## Information provided

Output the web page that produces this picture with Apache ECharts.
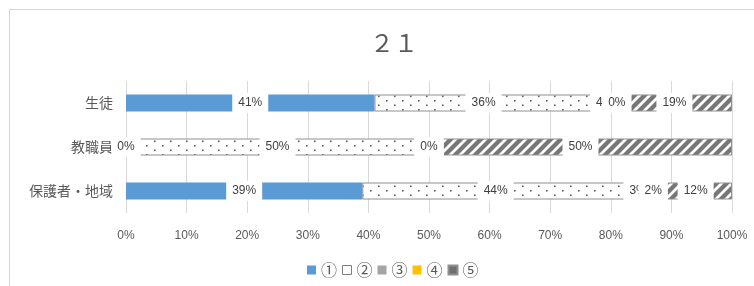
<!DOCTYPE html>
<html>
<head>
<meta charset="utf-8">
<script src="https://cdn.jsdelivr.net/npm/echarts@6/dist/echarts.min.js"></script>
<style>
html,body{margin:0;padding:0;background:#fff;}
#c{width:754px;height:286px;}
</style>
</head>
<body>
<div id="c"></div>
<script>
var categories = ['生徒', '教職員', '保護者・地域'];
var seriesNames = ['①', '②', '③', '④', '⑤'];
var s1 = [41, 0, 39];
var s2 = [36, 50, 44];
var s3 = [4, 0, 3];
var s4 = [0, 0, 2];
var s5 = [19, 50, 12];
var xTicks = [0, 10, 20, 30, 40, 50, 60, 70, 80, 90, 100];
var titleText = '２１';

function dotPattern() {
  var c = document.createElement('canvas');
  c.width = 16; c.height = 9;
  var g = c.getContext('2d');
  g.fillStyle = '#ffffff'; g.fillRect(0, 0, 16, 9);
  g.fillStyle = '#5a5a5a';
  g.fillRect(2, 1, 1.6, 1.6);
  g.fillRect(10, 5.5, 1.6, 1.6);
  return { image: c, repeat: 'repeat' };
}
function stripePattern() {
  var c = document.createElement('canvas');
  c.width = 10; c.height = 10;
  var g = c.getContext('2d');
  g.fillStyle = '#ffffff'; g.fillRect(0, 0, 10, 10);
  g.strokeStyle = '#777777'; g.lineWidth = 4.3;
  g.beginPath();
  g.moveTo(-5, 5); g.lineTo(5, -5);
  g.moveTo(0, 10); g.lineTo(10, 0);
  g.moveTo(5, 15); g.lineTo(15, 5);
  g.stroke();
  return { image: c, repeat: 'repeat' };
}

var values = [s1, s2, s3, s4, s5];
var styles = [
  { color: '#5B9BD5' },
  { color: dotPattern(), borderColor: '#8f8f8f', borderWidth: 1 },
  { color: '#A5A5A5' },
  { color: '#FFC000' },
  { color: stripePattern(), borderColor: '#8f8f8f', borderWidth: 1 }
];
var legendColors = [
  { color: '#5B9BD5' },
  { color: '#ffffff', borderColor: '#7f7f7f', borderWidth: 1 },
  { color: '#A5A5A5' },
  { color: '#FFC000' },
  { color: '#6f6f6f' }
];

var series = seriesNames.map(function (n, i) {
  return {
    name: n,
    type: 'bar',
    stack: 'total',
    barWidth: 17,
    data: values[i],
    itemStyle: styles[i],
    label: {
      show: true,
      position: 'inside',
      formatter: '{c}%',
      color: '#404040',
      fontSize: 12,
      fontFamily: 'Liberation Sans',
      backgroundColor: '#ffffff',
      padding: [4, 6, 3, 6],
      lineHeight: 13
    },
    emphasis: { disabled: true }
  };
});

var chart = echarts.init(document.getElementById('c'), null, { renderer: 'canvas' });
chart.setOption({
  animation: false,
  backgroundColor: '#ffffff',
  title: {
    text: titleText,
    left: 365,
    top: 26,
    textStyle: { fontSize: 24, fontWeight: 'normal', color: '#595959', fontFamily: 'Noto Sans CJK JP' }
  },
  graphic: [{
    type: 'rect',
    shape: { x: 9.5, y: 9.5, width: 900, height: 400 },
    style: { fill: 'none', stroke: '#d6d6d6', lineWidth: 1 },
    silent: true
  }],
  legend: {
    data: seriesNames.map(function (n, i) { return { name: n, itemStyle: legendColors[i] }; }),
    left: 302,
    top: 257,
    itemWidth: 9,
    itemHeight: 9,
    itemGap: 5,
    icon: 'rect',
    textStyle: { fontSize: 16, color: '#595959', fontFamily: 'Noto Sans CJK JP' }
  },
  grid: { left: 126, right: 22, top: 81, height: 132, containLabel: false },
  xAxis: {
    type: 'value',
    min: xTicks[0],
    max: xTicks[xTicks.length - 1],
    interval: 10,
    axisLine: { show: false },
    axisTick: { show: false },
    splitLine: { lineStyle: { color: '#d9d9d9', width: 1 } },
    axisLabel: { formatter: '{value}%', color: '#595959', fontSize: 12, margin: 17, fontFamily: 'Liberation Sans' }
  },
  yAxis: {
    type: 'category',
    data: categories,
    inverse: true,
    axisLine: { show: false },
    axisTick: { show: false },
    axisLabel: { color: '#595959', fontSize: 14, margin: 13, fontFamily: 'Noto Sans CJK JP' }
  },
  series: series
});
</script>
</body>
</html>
...
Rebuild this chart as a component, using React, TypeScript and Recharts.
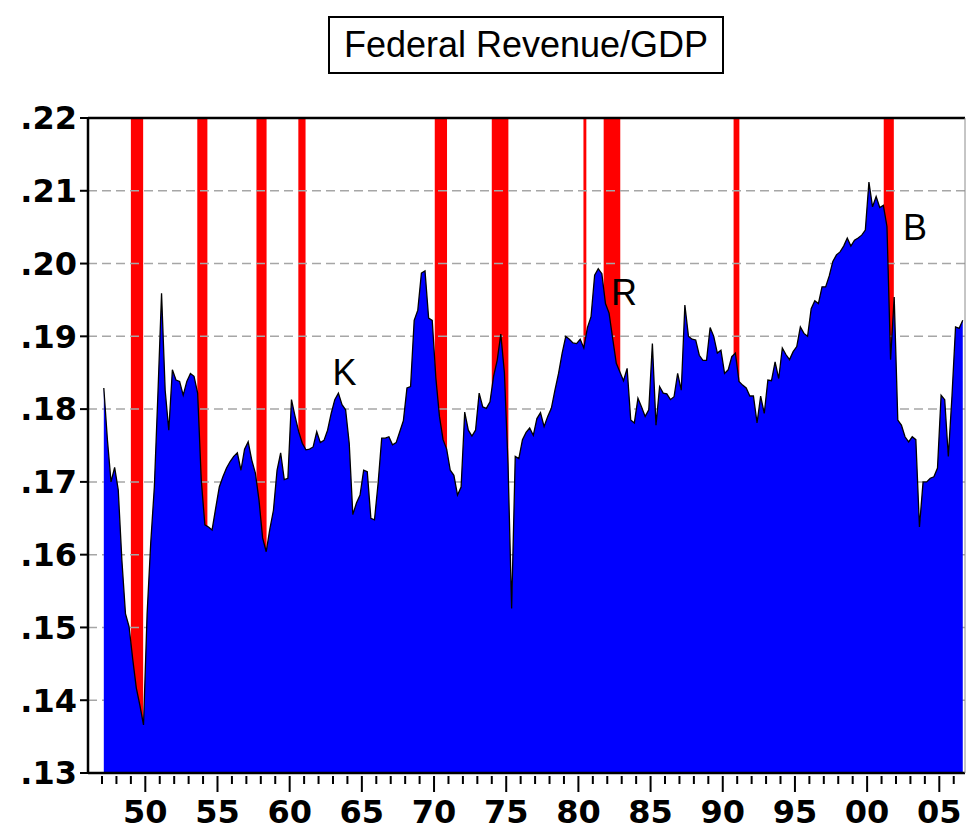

## Directive
Give again the lines from "Output the web" to "var titleText = '２１';" exactly, both of those lines included, and do not include any pictures.

## Reply
Output the web page that produces this picture with Apache ECharts.
<!DOCTYPE html>
<html>
<head>
<meta charset="utf-8">
<script src="https://cdn.jsdelivr.net/npm/echarts@6/dist/echarts.min.js"></script>
<style>
html,body{margin:0;padding:0;background:#fff;}
#c{width:754px;height:286px;}
</style>
</head>
<body>
<div id="c"></div>
<script>
var categories = ['生徒', '教職員', '保護者・地域'];
var seriesNames = ['①', '②', '③', '④', '⑤'];
var s1 = [41, 0, 39];
var s2 = [36, 50, 44];
var s3 = [4, 0, 3];
var s4 = [0, 0, 2];
var s5 = [19, 50, 12];
var xTicks = [0, 10, 20, 30, 40, 50, 60, 70, 80, 90, 100];
var titleText = '２１';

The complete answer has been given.